To change the prefix, add your desired prefix to the end of the command line
split file customprefix
Now files named customprefixaa
, customprefixab
, customprefixac
etc. will be created
To specify the number of lines to output per file, use the -l
option. The following will split a file into a maximum of 5000 lines
split -l5000 file
OR
split --lines=5000 file
Alternatively, you can specify a maximum number of bytes instead of lines. This is done by using the -b
or --bytes
options. For example, to allow a maximum of 1MB
split --bytes=1MB file
We can use sed with w option to split a file into mutiple files. Files can be split by specifying line address or pattern.

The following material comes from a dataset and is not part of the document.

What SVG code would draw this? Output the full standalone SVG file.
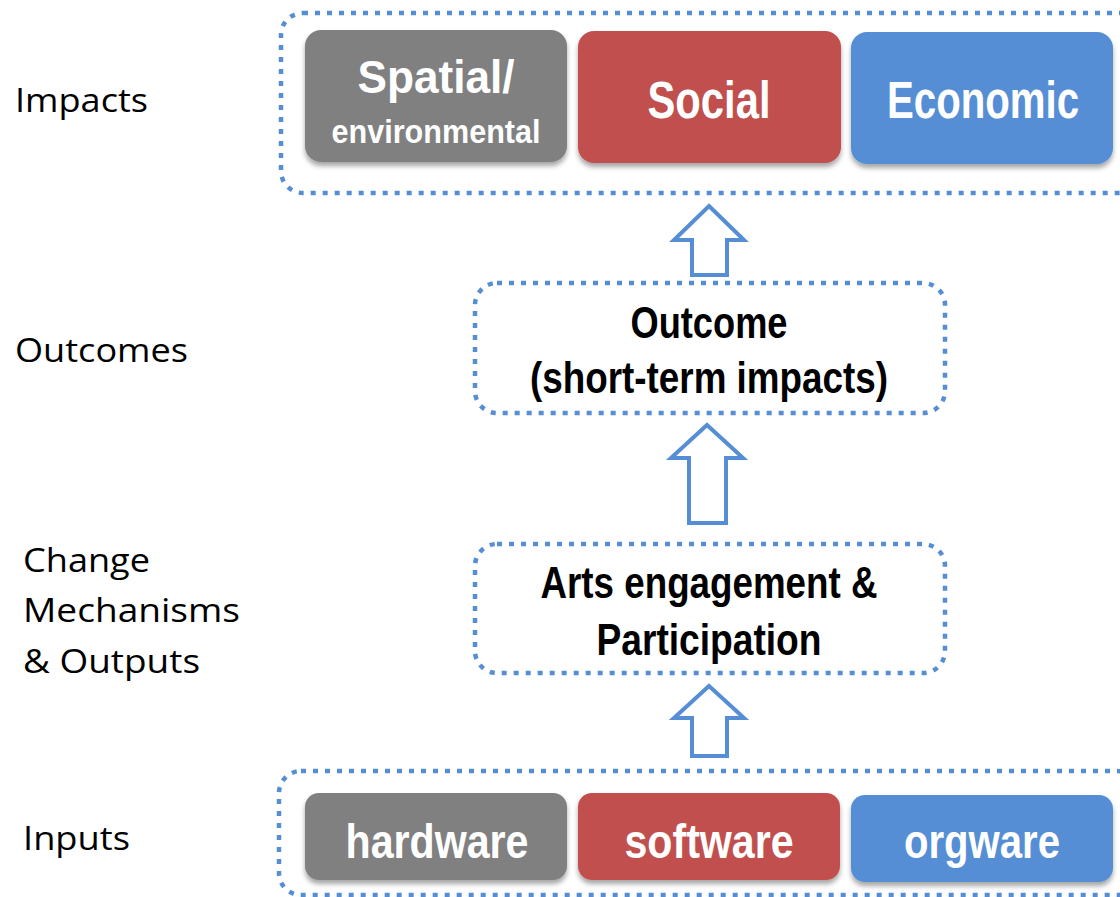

Suppose we have this source file that we would like to split:
cat -n sourcefile
1 On the Ning Nang Nong
2 Where the Cows go Bong!
3 and the monkeys all say BOO!
4 There’s a Nong Nang Ning
5 Where the trees go Ping!
6 And the tea pots jibber jabber joo.
7 On the Nong Ning Nang
Command to split the file by line number:
sed '1,3w f1
> 4,7w f2' sourcefile
This writes line1 to line3 into file f1 and line4 to line7 into file f2, from the sourcefile.
cat -n f1
1 On the Ning Nang Nong
2 Where the Cows go Bong!
3 and the monkeys all say BOO!
cat -n f2
1 There’s a Nong Nang Ning
2 Where the trees go Ping!
3 And the tea pots jibber jabber joo.
4 On the Nong Ning Nang
Command to split the file by context/pattern:
sed '/Ning/w file1
> /Ping/w file2' sourcefile
This splits the sourcefile into file1 and file2. file1 contains all lines that match Ning, file2 contains lines that match Ping.
cat file1
On the Ning Nang Nong
There’s a Nong Nang Ning
On the Nong Ning Nang
cat file2
Where the trees go Ping!